** Start **

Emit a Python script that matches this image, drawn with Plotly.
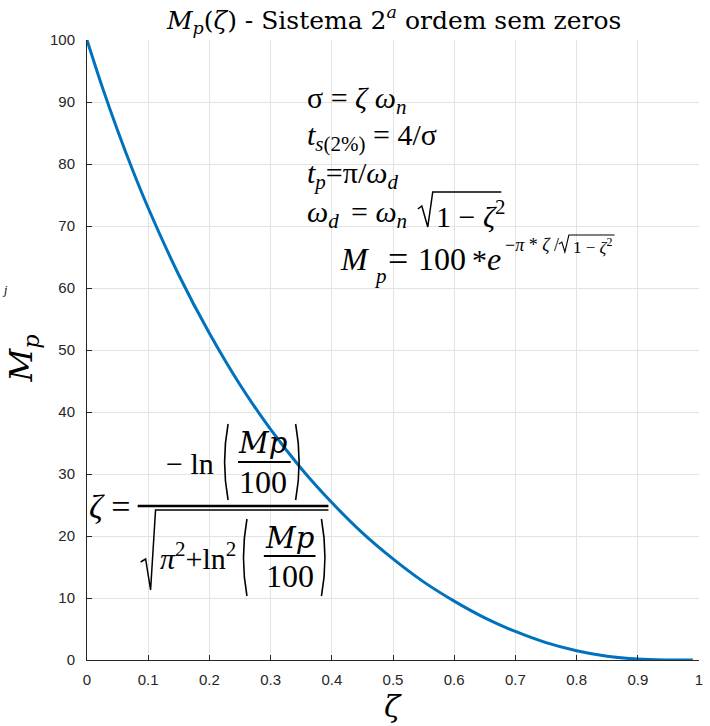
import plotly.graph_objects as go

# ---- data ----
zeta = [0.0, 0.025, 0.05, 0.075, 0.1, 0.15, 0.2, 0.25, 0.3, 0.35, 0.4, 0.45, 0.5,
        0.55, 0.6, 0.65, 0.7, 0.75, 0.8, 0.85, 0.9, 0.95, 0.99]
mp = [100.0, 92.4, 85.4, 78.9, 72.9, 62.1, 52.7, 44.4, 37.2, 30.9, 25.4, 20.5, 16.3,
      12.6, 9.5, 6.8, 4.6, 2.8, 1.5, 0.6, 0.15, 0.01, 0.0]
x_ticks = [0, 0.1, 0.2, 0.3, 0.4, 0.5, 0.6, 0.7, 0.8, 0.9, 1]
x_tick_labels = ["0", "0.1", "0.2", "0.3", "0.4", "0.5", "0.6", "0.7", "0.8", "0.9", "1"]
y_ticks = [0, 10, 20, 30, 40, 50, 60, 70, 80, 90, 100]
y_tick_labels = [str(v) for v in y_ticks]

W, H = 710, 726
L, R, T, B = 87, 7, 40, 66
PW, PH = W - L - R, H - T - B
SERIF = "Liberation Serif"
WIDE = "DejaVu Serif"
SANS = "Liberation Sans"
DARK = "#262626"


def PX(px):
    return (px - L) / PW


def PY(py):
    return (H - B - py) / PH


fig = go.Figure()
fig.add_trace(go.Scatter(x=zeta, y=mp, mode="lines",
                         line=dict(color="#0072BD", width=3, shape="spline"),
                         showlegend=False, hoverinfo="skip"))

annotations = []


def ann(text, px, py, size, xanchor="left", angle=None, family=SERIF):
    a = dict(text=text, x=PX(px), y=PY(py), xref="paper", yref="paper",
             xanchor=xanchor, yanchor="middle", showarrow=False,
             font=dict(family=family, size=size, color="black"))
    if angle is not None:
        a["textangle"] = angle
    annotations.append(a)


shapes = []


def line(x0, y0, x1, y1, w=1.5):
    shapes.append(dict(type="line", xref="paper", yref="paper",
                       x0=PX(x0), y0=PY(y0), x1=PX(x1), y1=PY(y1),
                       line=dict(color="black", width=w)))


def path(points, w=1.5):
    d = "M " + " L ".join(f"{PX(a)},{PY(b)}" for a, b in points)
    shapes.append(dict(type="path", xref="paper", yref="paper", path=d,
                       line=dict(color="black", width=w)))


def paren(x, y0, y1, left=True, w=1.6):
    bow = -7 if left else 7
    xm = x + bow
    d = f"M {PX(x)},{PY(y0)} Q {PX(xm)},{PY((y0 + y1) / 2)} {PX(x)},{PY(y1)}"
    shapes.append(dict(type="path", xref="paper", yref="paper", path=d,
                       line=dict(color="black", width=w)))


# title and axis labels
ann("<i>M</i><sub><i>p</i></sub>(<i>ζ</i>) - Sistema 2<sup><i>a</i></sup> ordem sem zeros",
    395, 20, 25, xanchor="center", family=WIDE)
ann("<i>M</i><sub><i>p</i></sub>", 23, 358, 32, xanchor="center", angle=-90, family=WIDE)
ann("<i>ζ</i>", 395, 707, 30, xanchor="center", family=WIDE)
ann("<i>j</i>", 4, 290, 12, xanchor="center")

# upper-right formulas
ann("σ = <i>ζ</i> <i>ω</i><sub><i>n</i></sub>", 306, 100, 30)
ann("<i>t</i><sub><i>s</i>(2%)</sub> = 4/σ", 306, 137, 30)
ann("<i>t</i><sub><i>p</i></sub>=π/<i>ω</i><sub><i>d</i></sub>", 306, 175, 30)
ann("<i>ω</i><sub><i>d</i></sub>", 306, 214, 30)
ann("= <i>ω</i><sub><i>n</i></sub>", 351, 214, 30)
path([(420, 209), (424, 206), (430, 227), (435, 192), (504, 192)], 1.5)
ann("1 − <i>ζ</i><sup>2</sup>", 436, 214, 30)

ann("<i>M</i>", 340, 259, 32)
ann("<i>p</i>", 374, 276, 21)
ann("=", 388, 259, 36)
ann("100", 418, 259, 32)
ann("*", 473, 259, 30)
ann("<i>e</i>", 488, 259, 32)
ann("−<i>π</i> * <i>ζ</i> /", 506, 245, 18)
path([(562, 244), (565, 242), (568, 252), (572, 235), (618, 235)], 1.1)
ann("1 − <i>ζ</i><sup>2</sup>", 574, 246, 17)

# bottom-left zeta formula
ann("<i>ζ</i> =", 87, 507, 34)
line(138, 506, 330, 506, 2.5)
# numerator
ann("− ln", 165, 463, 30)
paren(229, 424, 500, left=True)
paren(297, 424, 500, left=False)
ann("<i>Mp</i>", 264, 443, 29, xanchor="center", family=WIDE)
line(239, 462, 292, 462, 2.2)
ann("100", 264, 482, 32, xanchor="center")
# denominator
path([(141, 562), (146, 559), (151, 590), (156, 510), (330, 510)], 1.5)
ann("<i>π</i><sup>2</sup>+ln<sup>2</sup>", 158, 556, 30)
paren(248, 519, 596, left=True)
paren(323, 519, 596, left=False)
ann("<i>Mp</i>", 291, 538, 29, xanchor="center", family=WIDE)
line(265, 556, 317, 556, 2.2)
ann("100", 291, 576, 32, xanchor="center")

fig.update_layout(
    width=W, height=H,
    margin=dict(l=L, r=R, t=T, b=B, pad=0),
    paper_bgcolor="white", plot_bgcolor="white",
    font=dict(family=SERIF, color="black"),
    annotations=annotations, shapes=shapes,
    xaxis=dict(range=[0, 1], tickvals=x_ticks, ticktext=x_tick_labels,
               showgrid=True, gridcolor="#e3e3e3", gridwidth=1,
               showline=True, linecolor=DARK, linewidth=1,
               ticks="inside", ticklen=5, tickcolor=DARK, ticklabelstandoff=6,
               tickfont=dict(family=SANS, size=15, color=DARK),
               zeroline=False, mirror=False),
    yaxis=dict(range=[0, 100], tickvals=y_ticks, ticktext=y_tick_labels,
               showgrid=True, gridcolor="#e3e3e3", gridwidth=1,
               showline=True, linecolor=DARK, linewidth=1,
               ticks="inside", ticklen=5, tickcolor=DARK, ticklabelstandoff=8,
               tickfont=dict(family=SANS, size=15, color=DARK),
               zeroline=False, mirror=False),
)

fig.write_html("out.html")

** End **
** Start **

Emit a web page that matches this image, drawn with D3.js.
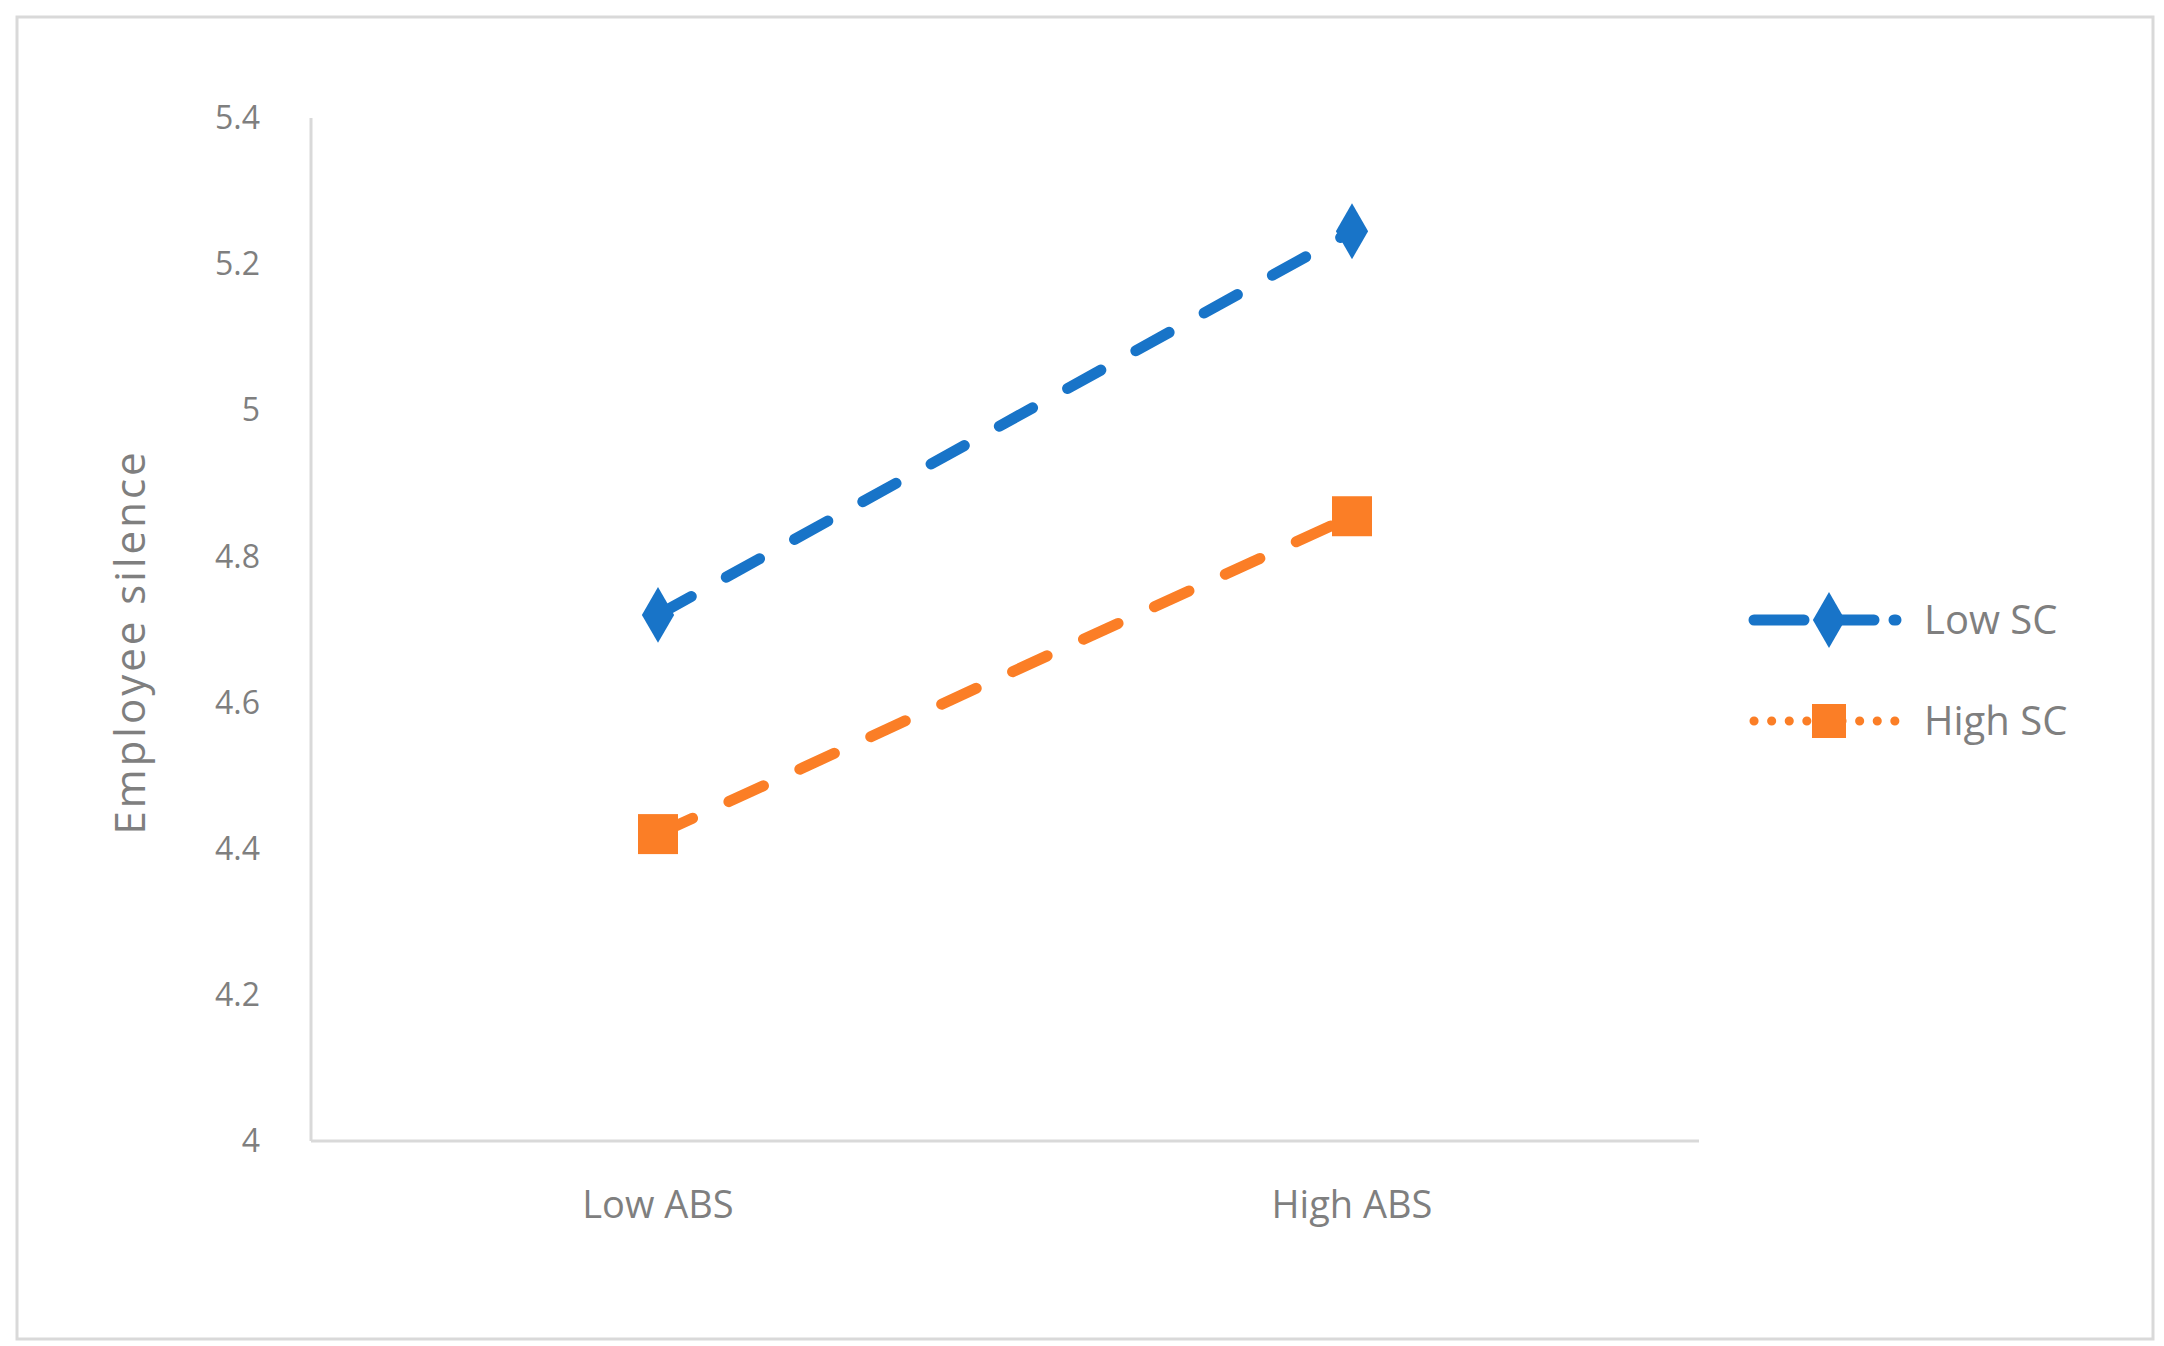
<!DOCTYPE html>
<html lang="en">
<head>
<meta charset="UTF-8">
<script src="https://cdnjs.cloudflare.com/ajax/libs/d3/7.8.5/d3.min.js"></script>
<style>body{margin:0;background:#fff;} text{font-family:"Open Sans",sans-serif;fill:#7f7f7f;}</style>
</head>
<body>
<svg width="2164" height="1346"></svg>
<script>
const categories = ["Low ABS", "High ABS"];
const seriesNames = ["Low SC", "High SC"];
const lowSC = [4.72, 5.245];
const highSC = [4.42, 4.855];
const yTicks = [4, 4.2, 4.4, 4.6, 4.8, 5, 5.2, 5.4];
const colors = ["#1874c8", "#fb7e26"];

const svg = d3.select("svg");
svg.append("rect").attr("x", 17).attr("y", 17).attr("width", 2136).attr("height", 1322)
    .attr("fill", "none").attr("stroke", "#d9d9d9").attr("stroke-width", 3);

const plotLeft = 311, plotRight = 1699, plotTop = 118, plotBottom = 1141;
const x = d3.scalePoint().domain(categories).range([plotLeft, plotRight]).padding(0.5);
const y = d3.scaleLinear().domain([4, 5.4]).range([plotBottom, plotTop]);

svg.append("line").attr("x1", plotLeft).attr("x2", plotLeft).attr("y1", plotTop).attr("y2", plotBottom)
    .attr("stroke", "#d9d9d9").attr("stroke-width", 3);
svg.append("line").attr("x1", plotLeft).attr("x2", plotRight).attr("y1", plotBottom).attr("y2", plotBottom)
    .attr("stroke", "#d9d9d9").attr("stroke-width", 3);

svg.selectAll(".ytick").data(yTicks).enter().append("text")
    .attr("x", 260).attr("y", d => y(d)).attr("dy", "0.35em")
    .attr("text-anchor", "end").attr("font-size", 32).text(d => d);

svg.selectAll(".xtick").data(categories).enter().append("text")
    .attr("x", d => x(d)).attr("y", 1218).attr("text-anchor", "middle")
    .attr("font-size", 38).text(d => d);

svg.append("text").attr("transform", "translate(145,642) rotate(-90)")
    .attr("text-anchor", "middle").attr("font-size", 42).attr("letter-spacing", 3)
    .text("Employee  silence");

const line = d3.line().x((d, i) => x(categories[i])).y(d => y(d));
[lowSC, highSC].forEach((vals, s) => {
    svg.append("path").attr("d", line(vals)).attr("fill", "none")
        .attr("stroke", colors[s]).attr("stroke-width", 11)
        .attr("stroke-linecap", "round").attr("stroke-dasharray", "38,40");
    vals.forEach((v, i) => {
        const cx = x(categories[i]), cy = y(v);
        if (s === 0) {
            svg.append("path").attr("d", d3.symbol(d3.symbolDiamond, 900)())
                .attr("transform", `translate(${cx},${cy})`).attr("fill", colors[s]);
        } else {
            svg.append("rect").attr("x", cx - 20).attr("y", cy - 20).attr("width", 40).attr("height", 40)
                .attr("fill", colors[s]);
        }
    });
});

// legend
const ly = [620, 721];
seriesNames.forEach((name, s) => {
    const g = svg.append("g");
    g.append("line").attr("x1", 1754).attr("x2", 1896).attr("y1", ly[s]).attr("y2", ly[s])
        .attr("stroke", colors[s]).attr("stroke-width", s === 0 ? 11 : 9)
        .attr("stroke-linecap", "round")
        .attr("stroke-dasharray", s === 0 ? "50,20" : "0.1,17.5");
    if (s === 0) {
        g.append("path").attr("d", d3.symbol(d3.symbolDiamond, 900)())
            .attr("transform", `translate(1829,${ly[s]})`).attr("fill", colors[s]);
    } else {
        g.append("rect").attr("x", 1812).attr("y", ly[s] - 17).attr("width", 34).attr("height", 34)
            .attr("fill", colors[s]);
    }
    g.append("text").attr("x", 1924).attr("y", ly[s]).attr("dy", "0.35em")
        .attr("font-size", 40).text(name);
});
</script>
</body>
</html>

** End **
** Start **

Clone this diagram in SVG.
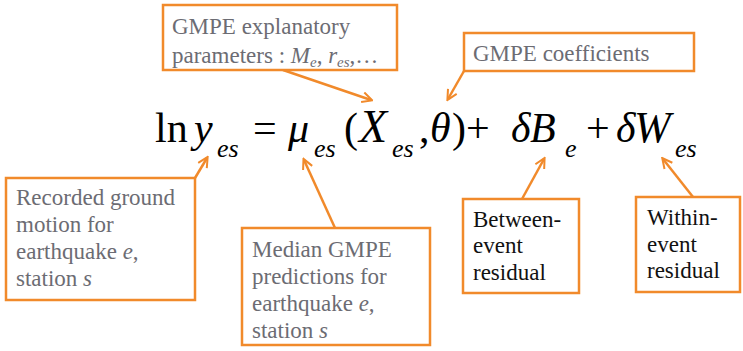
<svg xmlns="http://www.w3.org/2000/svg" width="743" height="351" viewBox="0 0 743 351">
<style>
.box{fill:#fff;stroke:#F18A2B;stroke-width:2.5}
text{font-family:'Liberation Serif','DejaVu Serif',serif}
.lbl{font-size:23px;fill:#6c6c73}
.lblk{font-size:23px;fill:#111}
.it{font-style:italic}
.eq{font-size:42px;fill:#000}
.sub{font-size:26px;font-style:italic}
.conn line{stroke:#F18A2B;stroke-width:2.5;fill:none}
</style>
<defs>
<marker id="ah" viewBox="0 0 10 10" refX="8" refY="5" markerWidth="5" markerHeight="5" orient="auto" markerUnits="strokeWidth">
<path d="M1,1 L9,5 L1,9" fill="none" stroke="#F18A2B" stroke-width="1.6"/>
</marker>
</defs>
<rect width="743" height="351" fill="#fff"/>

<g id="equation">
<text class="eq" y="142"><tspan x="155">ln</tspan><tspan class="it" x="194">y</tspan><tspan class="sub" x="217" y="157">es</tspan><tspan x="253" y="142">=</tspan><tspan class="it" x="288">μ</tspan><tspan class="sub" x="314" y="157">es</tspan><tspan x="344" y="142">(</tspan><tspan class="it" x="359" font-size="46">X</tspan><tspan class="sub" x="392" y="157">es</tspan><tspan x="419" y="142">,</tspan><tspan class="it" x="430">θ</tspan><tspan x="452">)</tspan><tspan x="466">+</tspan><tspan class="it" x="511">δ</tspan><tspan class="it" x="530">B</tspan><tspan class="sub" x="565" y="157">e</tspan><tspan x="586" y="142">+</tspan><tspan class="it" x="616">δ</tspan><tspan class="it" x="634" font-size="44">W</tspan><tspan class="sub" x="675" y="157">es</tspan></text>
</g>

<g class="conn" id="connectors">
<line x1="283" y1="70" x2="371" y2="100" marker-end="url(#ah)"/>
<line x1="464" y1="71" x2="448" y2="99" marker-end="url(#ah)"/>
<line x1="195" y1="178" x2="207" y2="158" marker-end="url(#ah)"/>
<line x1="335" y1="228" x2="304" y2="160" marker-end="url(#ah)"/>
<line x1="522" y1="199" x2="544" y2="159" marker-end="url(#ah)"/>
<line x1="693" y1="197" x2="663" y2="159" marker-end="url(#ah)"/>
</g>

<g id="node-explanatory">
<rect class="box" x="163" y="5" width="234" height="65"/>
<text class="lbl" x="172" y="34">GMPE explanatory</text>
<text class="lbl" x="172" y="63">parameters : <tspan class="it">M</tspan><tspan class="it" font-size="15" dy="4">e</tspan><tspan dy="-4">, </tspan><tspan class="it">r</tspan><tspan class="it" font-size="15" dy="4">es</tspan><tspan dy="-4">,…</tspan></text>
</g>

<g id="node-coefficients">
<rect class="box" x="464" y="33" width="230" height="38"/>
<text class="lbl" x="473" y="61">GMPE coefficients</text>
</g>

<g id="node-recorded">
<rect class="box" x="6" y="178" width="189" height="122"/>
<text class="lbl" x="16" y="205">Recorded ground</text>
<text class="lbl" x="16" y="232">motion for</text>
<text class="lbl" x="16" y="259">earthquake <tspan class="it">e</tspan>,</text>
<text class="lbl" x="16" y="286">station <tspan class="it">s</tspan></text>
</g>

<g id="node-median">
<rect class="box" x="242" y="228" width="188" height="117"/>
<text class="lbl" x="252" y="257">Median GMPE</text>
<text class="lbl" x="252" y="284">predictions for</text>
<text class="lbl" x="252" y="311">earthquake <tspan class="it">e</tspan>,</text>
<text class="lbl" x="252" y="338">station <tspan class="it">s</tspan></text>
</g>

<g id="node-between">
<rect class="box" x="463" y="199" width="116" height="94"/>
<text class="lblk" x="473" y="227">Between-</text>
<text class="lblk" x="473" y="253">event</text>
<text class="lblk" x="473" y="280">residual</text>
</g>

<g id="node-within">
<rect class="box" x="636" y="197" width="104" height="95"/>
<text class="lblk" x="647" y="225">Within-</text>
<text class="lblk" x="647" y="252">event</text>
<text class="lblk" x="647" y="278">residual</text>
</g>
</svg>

** End **

YOUR OBJECTIVE
Repeat exactly, and only, the lines between the line holding "Emit a Python" and the line holding "import plotly.graph_objects as go", inclusive, leaving pictures out.

RESULT
Emit a Python script that matches this image, drawn with Plotly.
import plotly.graph_objects as go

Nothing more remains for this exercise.